:: Written problem ::
Repeat the data that follows, word for word, without the images.

start Source data

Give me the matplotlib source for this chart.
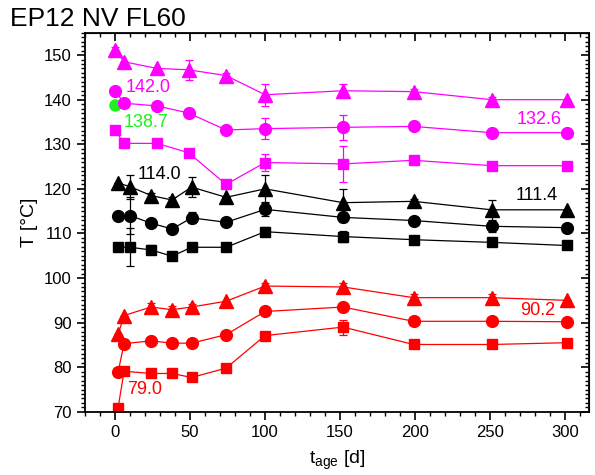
import numpy as np
import matplotlib
matplotlib.use("Agg")
import matplotlib.pyplot as plt
from matplotlib.ticker import MultipleLocator

# Datos
t_pink = [0, 6, 28, 49, 74, 100, 152, 199, 251, 301]
t_black = [2, 10, 24, 38, 51, 74, 100, 152, 199, 251, 301]
t_red = [2, 6, 24, 38, 51, 74, 100, 152, 199, 251, 301]

pink_tri = [151.2, 148.5, 147.0, 146.7, 145.4, 141.1, 142.0, 141.8, 140.0, 140.0]
pink_tri_err = [0.6, 0, 0, 2.3, 0.5, 2.5, 1.5, 0.5, 0.6, 0]
pink_cir = [142.0, 139.2, 138.6, 137.0, 133.2, 133.5, 133.8, 134.0, 132.6, 132.6]
pink_cir_err = [0, 0, 0, 1.0, 0, 2.3, 2.8, 0, 0, 0]
pink_sq = [133.1, 130.2, 130.2, 128.1, 121.0, 125.9, 125.6, 126.4, 125.2, 125.2]
pink_sq_err = [0.8, 0, 0, 0, 0, 2.0, 4.0, 0, 0, 0]

black_tri = [121.3, 120.5, 118.5, 117.5, 120.4, 118.1, 120.0, 116.9, 117.2, 115.3, 115.3]
black_tri_err = [0, 2.7, 0.5, 0.6, 2.3, 0, 3.0, 3.0, 0.5, 2.3, 0]
black_cir = [113.9, 114.0, 112.3, 111.0, 113.5, 112.5, 115.4, 113.6, 112.9, 111.6, 111.3]
black_cir_err = [0, 4.2, 0.8, 0.5, 1.2, 0, 1.5, 1.0, 0, 1.2, 0]
black_sq = [106.9, 106.9, 106.3, 104.9, 106.9, 106.9, 110.4, 109.3, 108.6, 108.0, 107.3]
black_sq_err = [0, 4.3, 1.0, 0.4, 0, 0, 1.0, 1.2, 0, 0, 0]

red_tri = [87.4, 91.6, 93.5, 92.9, 93.5, 94.8, 98.2, 98.0, 95.6, 95.6, 95.0]
red_tri_err = [0, 0, 0.8, 0.8, 0.6, 0, 0.8, 1.0, 0.8, 0.8, 0]
red_cir = [78.9, 85.3, 85.9, 85.4, 85.4, 87.3, 92.5, 93.5, 90.3, 90.3, 90.2]
red_sq = [70.9, 79.1, 78.6, 78.6, 77.7, 79.8, 87.1, 89.0, 85.1, 85.1, 85.5]
red_sq_err = [0, 0, 0, 0, 0, 0, 0, 1.7, 0, 0, 0]

green_t = [0]
green_T = [138.7]

# Etiquetas: (texto, x, y, color)
etiquetas = [
    ("142.0", 7, 142.7, "#ff00ff"),
    ("138.7", 6, 134.9, "#22ee22"),
    ("114.0", 15, 123.2, "black"),
    ("132.6", 268, 135.5, "#ff00ff"),
    ("111.4", 267, 118.4, "black"),
    ("90.2", 270, 92.7, "#ff0000"),
    ("79.0", 8, 75.0, "#ff0000"),
]

plt.rcParams["font.family"] = ["Liberation Sans", "DejaVu Sans"]

fig = plt.figure(figsize=(5.95, 4.75), dpi=100)
ax = fig.add_axes([0.143, 0.133, 0.847, 0.798])


def serie(t, y, err, color, marker, ms):
    ax.errorbar(t, y, yerr=err, color=color, marker=marker, ms=ms, lw=0.9,
                elinewidth=0.9, capsize=3, capthick=0.9, mec=color)


serie(t_pink, pink_tri, pink_tri_err, "#ff00ff", "^", 9.5)
serie(t_pink, pink_cir, pink_cir_err, "#ff00ff", "o", 8.5)
serie(t_pink, pink_sq, pink_sq_err, "#ff00ff", "s", 7.5)
serie(t_black, black_tri, black_tri_err, "black", "^", 9.5)
serie(t_black, black_cir, black_cir_err, "black", "o", 8.5)
serie(t_black, black_sq, black_sq_err, "black", "s", 7.5)
serie(t_red, red_tri, red_tri_err, "#ff0000", "^", 9.5)
serie(t_red, red_cir, None, "#ff0000", "o", 8.5)
serie(t_red, red_sq, red_sq_err, "#ff0000", "s", 7.5)
ax.plot(green_t, green_T, "o", color="#22ee22", ms=8)

for txt, x, y, c in etiquetas:
    ax.text(x, y, txt, color=c, fontsize=13, va="center", ha="left")

ax.set_xlim(-20, 316)
ax.set_ylim(70, 155)
ax.xaxis.set_major_locator(MultipleLocator(50))
ax.xaxis.set_minor_locator(MultipleLocator(10))
ax.yaxis.set_major_locator(MultipleLocator(10))
ax.yaxis.set_minor_locator(MultipleLocator(1))
ax.tick_params(which="both", direction="out", top=False, right=False, labelsize=12)
ax.tick_params(which="major", length=6, width=1.2)
ax.tick_params(which="minor", length=3, width=1)
for s in ax.spines.values():
    s.set_linewidth(1.3)

# ejes espejo con ticks hacia adentro
axt = ax.secondary_xaxis("top")
axt.xaxis.set_major_locator(MultipleLocator(50))
axt.xaxis.set_minor_locator(MultipleLocator(10))
axt.tick_params(which="both", direction="in", labeltop=False)
axt.tick_params(which="major", length=6, width=1.2)
axt.tick_params(which="minor", length=3, width=1)
axr = ax.secondary_yaxis("right")
axr.yaxis.set_major_locator(MultipleLocator(10))
axr.yaxis.set_minor_locator(MultipleLocator(1))
axr.tick_params(which="both", direction="in", labelright=False)
axr.tick_params(which="major", length=6, width=1.2)
axr.tick_params(which="minor", length=3, width=1)

ax.set_xlabel(r"t$_{\mathregular{age}}$ [d]", fontsize=14, labelpad=6)
ax.set_ylabel("T [°C]", fontsize=14)
fig.text(0.017, 0.985, "EP12 NV FL60", fontsize=19, ha="left", va="top")

fig.savefig("out.png", dpi=100)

end Source data

:: Task solution ::
Give me the matplotlib source for this chart.
import numpy as np
import matplotlib
matplotlib.use("Agg")
import matplotlib.pyplot as plt
from matplotlib.ticker import MultipleLocator

# Datos
t_pink = [0, 6, 28, 49, 74, 100, 152, 199, 251, 301]
t_black = [2, 10, 24, 38, 51, 74, 100, 152, 199, 251, 301]
t_red = [2, 6, 24, 38, 51, 74, 100, 152, 199, 251, 301]

pink_tri = [151.2, 148.5, 147.0, 146.7, 145.4, 141.1, 142.0, 141.8, 140.0, 140.0]
pink_tri_err = [0.6, 0, 0, 2.3, 0.5, 2.5, 1.5, 0.5, 0.6, 0]
pink_cir = [142.0, 139.2, 138.6, 137.0, 133.2, 133.5, 133.8, 134.0, 132.6, 132.6]
pink_cir_err = [0, 0, 0, 1.0, 0, 2.3, 2.8, 0, 0, 0]
pink_sq = [133.1, 130.2, 130.2, 128.1, 121.0, 125.9, 125.6, 126.4, 125.2, 125.2]
pink_sq_err = [0.8, 0, 0, 0, 0, 2.0, 4.0, 0, 0, 0]

black_tri = [121.3, 120.5, 118.5, 117.5, 120.4, 118.1, 120.0, 116.9, 117.2, 115.3, 115.3]
black_tri_err = [0, 2.7, 0.5, 0.6, 2.3, 0, 3.0, 3.0, 0.5, 2.3, 0]
black_cir = [113.9, 114.0, 112.3, 111.0, 113.5, 112.5, 115.4, 113.6, 112.9, 111.6, 111.3]
black_cir_err = [0, 4.2, 0.8, 0.5, 1.2, 0, 1.5, 1.0, 0, 1.2, 0]
black_sq = [106.9, 106.9, 106.3, 104.9, 106.9, 106.9, 110.4, 109.3, 108.6, 108.0, 107.3]
black_sq_err = [0, 4.3, 1.0, 0.4, 0, 0, 1.0, 1.2, 0, 0, 0]

red_tri = [87.4, 91.6, 93.5, 92.9, 93.5, 94.8, 98.2, 98.0, 95.6, 95.6, 95.0]
red_tri_err = [0, 0, 0.8, 0.8, 0.6, 0, 0.8, 1.0, 0.8, 0.8, 0]
red_cir = [78.9, 85.3, 85.9, 85.4, 85.4, 87.3, 92.5, 93.5, 90.3, 90.3, 90.2]
red_sq = [70.9, 79.1, 78.6, 78.6, 77.7, 79.8, 87.1, 89.0, 85.1, 85.1, 85.5]
red_sq_err = [0, 0, 0, 0, 0, 0, 0, 1.7, 0, 0, 0]

green_t = [0]
green_T = [138.7]

# Etiquetas: (texto, x, y, color)
etiquetas = [
    ("142.0", 7, 142.7, "#ff00ff"),
    ("138.7", 6, 134.9, "#22ee22"),
    ("114.0", 15, 123.2, "black"),
    ("132.6", 268, 135.5, "#ff00ff"),
    ("111.4", 267, 118.4, "black"),
    ("90.2", 270, 92.7, "#ff0000"),
    ("79.0", 8, 75.0, "#ff0000"),
]

plt.rcParams["font.family"] = ["Liberation Sans", "DejaVu Sans"]

fig = plt.figure(figsize=(5.95, 4.75), dpi=100)
ax = fig.add_axes([0.143, 0.133, 0.847, 0.798])


def serie(t, y, err, color, marker, ms):
    ax.errorbar(t, y, yerr=err, color=color, marker=marker, ms=ms, lw=0.9,
                elinewidth=0.9, capsize=3, capthick=0.9, mec=color)


serie(t_pink, pink_tri, pink_tri_err, "#ff00ff", "^", 9.5)
serie(t_pink, pink_cir, pink_cir_err, "#ff00ff", "o", 8.5)
serie(t_pink, pink_sq, pink_sq_err, "#ff00ff", "s", 7.5)
serie(t_black, black_tri, black_tri_err, "black", "^", 9.5)
serie(t_black, black_cir, black_cir_err, "black", "o", 8.5)
serie(t_black, black_sq, black_sq_err, "black", "s", 7.5)
serie(t_red, red_tri, red_tri_err, "#ff0000", "^", 9.5)
serie(t_red, red_cir, None, "#ff0000", "o", 8.5)
serie(t_red, red_sq, red_sq_err, "#ff0000", "s", 7.5)
ax.plot(green_t, green_T, "o", color="#22ee22", ms=8)

for txt, x, y, c in etiquetas:
    ax.text(x, y, txt, color=c, fontsize=13, va="center", ha="left")

ax.set_xlim(-20, 316)
ax.set_ylim(70, 155)
ax.xaxis.set_major_locator(MultipleLocator(50))
ax.xaxis.set_minor_locator(MultipleLocator(10))
ax.yaxis.set_major_locator(MultipleLocator(10))
ax.yaxis.set_minor_locator(MultipleLocator(1))
ax.tick_params(which="both", direction="out", top=False, right=False, labelsize=12)
ax.tick_params(which="major", length=6, width=1.2)
ax.tick_params(which="minor", length=3, width=1)
for s in ax.spines.values():
    s.set_linewidth(1.3)

# ejes espejo con ticks hacia adentro
axt = ax.secondary_xaxis("top")
axt.xaxis.set_major_locator(MultipleLocator(50))
axt.xaxis.set_minor_locator(MultipleLocator(10))
axt.tick_params(which="both", direction="in", labeltop=False)
axt.tick_params(which="major", length=6, width=1.2)
axt.tick_params(which="minor", length=3, width=1)
axr = ax.secondary_yaxis("right")
axr.yaxis.set_major_locator(MultipleLocator(10))
axr.yaxis.set_minor_locator(MultipleLocator(1))
axr.tick_params(which="both", direction="in", labelright=False)
axr.tick_params(which="major", length=6, width=1.2)
axr.tick_params(which="minor", length=3, width=1)

ax.set_xlabel(r"t$_{\mathregular{age}}$ [d]", fontsize=14, labelpad=6)
ax.set_ylabel("T [°C]", fontsize=14)
fig.text(0.017, 0.985, "EP12 NV FL60", fontsize=19, ha="left", va="top")

fig.savefig("out.png", dpi=100)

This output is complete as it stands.